Here’s how it works: List owners and service bureaus use special software to assign unique match codes and owner-assigned ID numbers to the records submitted for merge/purge. A properly designed match code should be irreversible and undecipherable, meaning it cannot be converted back to the original e-mail address. Accuracy can be more than 99.5 percent.

For example, say a client wants to use four business-to-business e-mail files for a campaign to increase coverage. The client wants to remove duplicates but it also wants to see how many e-mail records appeared across files, and it wants to suppress its customers from the campaign.

After the merge/purge and suppression, the e-mail file containing only those unique match codes and ID numbers are then transferred back to each specific list owner. The list owner, using the proprietary software supplied, matches the ID numbers back to the original e-mail addresses and performs the e-mail transmission. The result can be a cleaner, more controlled e-mail campaign.

The concept, while relatively new, is gaining ground as demand increases for ways list owners can get more value for their product and get the job done while maintaining privacy pledges and preventing anyone from getting their hands on the lists.

Many traditional marketers are including e-mail in their campaign mix, and more than 3,000 e-mail lists are available – a number that grows every week. However, list owners still seem leery, even though this segment of the industry is growing fast and is hungry for better electronic databases and techniques to slice and dice the data.

Demand will only increase – and so will the need for merge/purge services. Here are some additional reasons:

o More sophisticated marketers will want to build permission-based e-mail customer/prospecting databases that will require the acquisition and retention of external e-mail data.

o More targeted lists will become available, resulting in higher duplication rates among files.

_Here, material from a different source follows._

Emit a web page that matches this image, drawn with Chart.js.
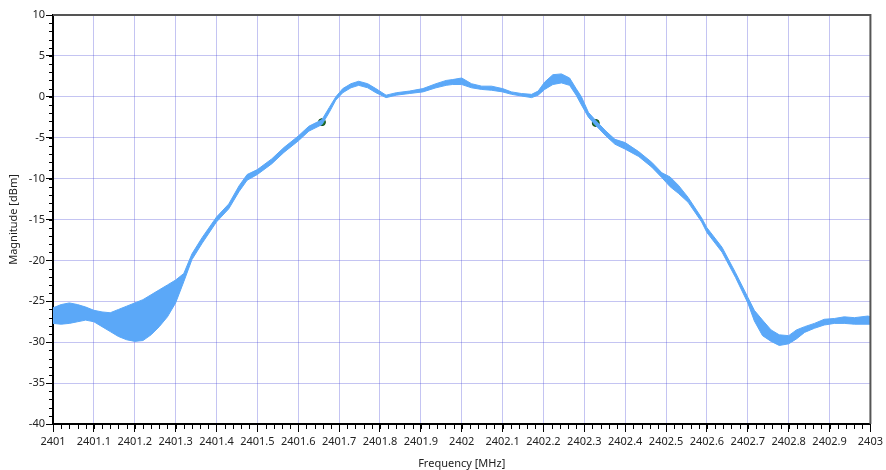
<!DOCTYPE html>
<html>
<head>
<meta charset="utf-8">
<script src="https://cdn.jsdelivr.net/npm/chart.js@4"></script>
<style>
  html, body { margin: 0; padding: 0; background: #fff; }
  #wrap { width: 886px; height: 470px; }
</style>
</head>
<body>
<div id="wrap"><canvas id="specChart" width="886" height="470"></canvas></div>
<script>
// frequency points [MHz] and the upper / lower edge of the noisy trace [dBm]
const freq = [2401.00, 2401.02, 2401.04, 2401.06, 2401.08, 2401.10, 2401.12, 2401.14, 2401.16, 2401.18,
  2401.20, 2401.22, 2401.24, 2401.26, 2401.28, 2401.30, 2401.32, 2401.34, 2401.365, 2401.40,
  2401.43, 2401.455, 2401.475, 2401.50, 2401.535, 2401.565, 2401.60, 2401.626, 2401.658, 2401.676,
  2401.692, 2401.709, 2401.729, 2401.748, 2401.77, 2401.79, 2401.815, 2401.84, 2401.872, 2401.905,
  2401.937, 2401.962, 2401.977, 2402.00, 2402.024, 2402.049, 2402.073, 2402.10, 2402.122, 2402.146,
  2402.171, 2402.187, 2402.203, 2402.223, 2402.244, 2402.264, 2402.28, 2402.293, 2402.31, 2402.328,
  2402.353, 2402.375, 2402.40, 2402.433, 2402.465, 2402.49, 2402.51, 2402.53, 2402.554, 2402.587,
  2402.60, 2402.637, 2402.67, 2402.70, 2402.716, 2402.736, 2402.757, 2402.777, 2402.80, 2402.819,
  2402.839, 2402.863, 2402.887, 2402.912, 2402.936, 2402.961, 2402.994, 2403.00];
const upper = [-25.8, -25.4, -25.2, -25.4, -25.7, -26.1, -26.3, -26.4, -26.0, -25.6,
  -25.2, -24.8, -24.2, -23.6, -23.0, -22.4, -21.6, -19.2, -17.2, -14.7,
  -13.1, -10.9, -9.5, -8.9, -7.6, -6.2, -4.8, -3.6, -2.8, -1.3,
  0.0, 1.0, 1.6, 1.9, 1.6, 1.0, 0.2, 0.5, 0.7, 1.0,
  1.6, 2.0, 2.1, 2.3, 1.6, 1.3, 1.3, 1.0, 0.6, 0.4,
  0.3, 0.7, 1.8, 2.7, 2.8, 2.3, 1.0, 0.0, -1.9, -2.9,
  -4.2, -5.2, -5.6, -6.7, -8.0, -9.3, -9.8, -10.8, -12.3, -14.8,
  -16.0, -18.4, -21.5, -24.5, -26.1, -27.3, -28.5, -29.1, -29.2, -28.5,
  -28.1, -27.7, -27.2, -27.1, -26.9, -27.0, -26.8, -26.9];
const lower = [-27.7, -27.8, -27.7, -27.5, -27.3, -27.5, -28.1, -28.7, -29.3, -29.7,
  -29.9, -29.8, -29.1, -28.1, -26.9, -25.2, -22.6, -19.9, -17.9, -15.3,
  -13.7, -11.6, -10.2, -9.5, -8.2, -6.8, -5.4, -4.2, -3.4, -1.9,
  -0.4, 0.5, 1.1, 1.4, 1.1, 0.5, -0.1, 0.2, 0.4, 0.6,
  1.1, 1.4, 1.5, 1.5, 1.1, 0.9, 0.8, 0.6, 0.3, 0.1,
  -0.1, 0.2, 0.9, 1.5, 1.7, 1.4, 0.2, -1.0, -2.5, -3.5,
  -4.8, -5.8, -6.4, -7.3, -8.6, -9.9, -11.0, -11.8, -12.9, -15.3,
  -16.6, -19.0, -22.1, -25.2, -27.4, -29.2, -29.9, -30.4, -30.2, -29.6,
  -28.8, -28.3, -27.9, -27.7, -27.7, -27.8, -27.8, -27.8];

// marker points
const markerFreq = [2401.658, 2402.328];
const markerVal = [-3.1, -3.2];

// axis settings
const xMin = 2401, xMax = 2403, xStep = 0.1, xMinor = 0.02;
const yMin = -40, yMax = 10, yStep = 5, yMinor = 1;

const traceColor = '#5ba8f8';
const gridColor = 'rgba(70, 70, 215, 0.32)';
const fontFam = "'Noto Sans', 'Open Sans', sans-serif";

function toPts(xs, ys) {
  return xs.map((x, i) => ({ x: x, y: ys[i] }));
}

// minor ticks + top/right frame
const framePlugin = {
  id: 'frame',
  afterDraw(chart) {
    const ctx = chart.ctx;
    const a = chart.chartArea;
    const xs = chart.scales.x, ys = chart.scales.y;
    ctx.save();
    ctx.strokeStyle = '#000';
    ctx.lineWidth = 1;
    ctx.beginPath();
    for (let v = xMin; v <= xMax + 1e-9; v += xMinor) {
      const px = Math.round(xs.getPixelForValue(v)) + 0.5;
      ctx.moveTo(px, a.bottom);
      ctx.lineTo(px, a.bottom + 5);
    }
    for (let v = yMin; v <= yMax + 1e-9; v += yMinor) {
      const py = Math.round(ys.getPixelForValue(v)) + 0.5;
      ctx.moveTo(a.left, py);
      ctx.lineTo(a.left - 4, py);
    }
    ctx.stroke();
    // top and right edge
    ctx.strokeStyle = '#555';
    ctx.lineWidth = 2;
    ctx.beginPath();
    ctx.moveTo(a.left, a.top);
    ctx.lineTo(a.right, a.top);
    ctx.lineTo(a.right, a.bottom);
    ctx.stroke();
    ctx.restore();
  }
};

const ctx = document.getElementById('specChart').getContext('2d');

const specChart = new Chart(ctx, {
  type: 'line',
  data: {
    datasets: [{
      label: 'upper',
      data: toPts(freq, upper),
      borderColor: traceColor,
      borderWidth: 1,
      pointRadius: 0,
      tension: 0,
      fill: false
    }, {
      label: 'lower',
      data: toPts(freq, lower),
      borderColor: traceColor,
      backgroundColor: traceColor,
      borderWidth: 1,
      pointRadius: 0,
      tension: 0,
      fill: '-1'
    }, {
      label: 'markers',
      type: 'scatter',
      data: toPts(markerFreq, markerVal),
      pointRadius: 3.5,
      pointBackgroundColor: '#1f7f2c',
      pointBorderColor: '#124a1a',
      pointBorderWidth: 1
    }]
  },
  options: {
    responsive: false,
    animation: false,
    devicePixelRatio: 1,
    layout: { padding: { left: 0, right: 13, top: 15, bottom: 0 } },
    plugins: {
      legend: { display: false },
      tooltip: { enabled: false }
    },
    scales: {
      x: {
        type: 'linear',
        min: xMin,
        max: xMax,
        afterFit: function(scale) { scale.height = 46; },
        afterBuildTicks: function(scale) {
          const t = [];
          for (let v = xMin; v <= xMax + 1e-9; v += xStep) t.push({ value: parseFloat(v.toFixed(1)) });
          scale.ticks = t;
        },
        ticks: {
          color: '#222',
          font: { family: fontFam, size: 11 },
          padding: 3,
          maxRotation: 0,
          autoSkip: false,
          callback: function(value) {
            return parseFloat(value.toFixed(1)).toString();
          }
        },
        grid: {
          color: gridColor,
          lineWidth: 1,
          tickColor: '#000',
          tickLength: 8
        },
        border: { color: '#000', width: 2 },
        title: {
          display: true,
          text: 'Frequency [MHz]',
          color: '#222',
          font: { family: fontFam, size: 11 },
          padding: { top: 0, bottom: 0 }
        }
      },
      y: {
        min: yMin,
        max: yMax,
        afterFit: function(scale) { scale.width = 53; },
        ticks: {
          stepSize: yStep,
          color: '#222',
          font: { family: fontFam, size: 11 },
          padding: 1
        },
        grid: {
          color: gridColor,
          lineWidth: 1,
          tickColor: '#000',
          tickLength: 7
        },
        border: { color: '#000', width: 2 },
        title: {
          display: true,
          text: 'Magnitude [dBm]',
          color: '#222',
          font: { family: fontFam, size: 11 },
          padding: { top: 7, bottom: 0 }
        }
      }
    }
  },
  plugins: [framePlugin]
});
</script>
</body>
</html>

o With more mailers using the Internet, the amount of prospecting messages received by consumers and businesses will rise.

The list industry has the chance to move ahead with applying data processing technology to the electronic medium, preventing the growth of e-mail marketing from being inhibited. If you are not using merge/purge techniques on your e-mail data, chances are you are annoying, even alienating, your existing and potential customers by:

o Bombarding them – with many duplicate messages.

o Pitching to customers who already use your product.

And you are probably increasing your marketing costs.

As merge/purge software designers offer privacy assurances – pledges that owners will not have to surrender control of their lists – the industry is gradually shaking its reluctance to undergo a thorough weeding out of the names on their files.

Merge/purge techniques and strategies have evolved for postal lists. But the practice has been stymied in the electronic marketing sector. Once e-mail list owners and list managers explore the benefits and see that list privacy and control is not an obstacle, more e-mail marketers will reap the benefits. Also, with the elimination of multiple messaging, there will be fewer customer complaints, lower opt-out rates and increased response.

More persuasive arguments for merge-purge of e-mail data include:

o Higher opt-out rates among customers who receive multiple messages from the same marketer. Such customers often say they do not want to receive future messages.

o Multiple messages from the same marketer irritate consumers and lower results.

o Many mailers are hesitant to use external e-mail prospecting files for fear of sending prospecting messages to existing customers.

o Multiple messaging creates negative consumer sentiment toward e-mail marketing.

Admittedly, only a few companies have been using match code technology and are proving the concept. The industry needs to join these pioneers and continue to look for ways to take e-mail marketing and the quality of e-mail data to that next level.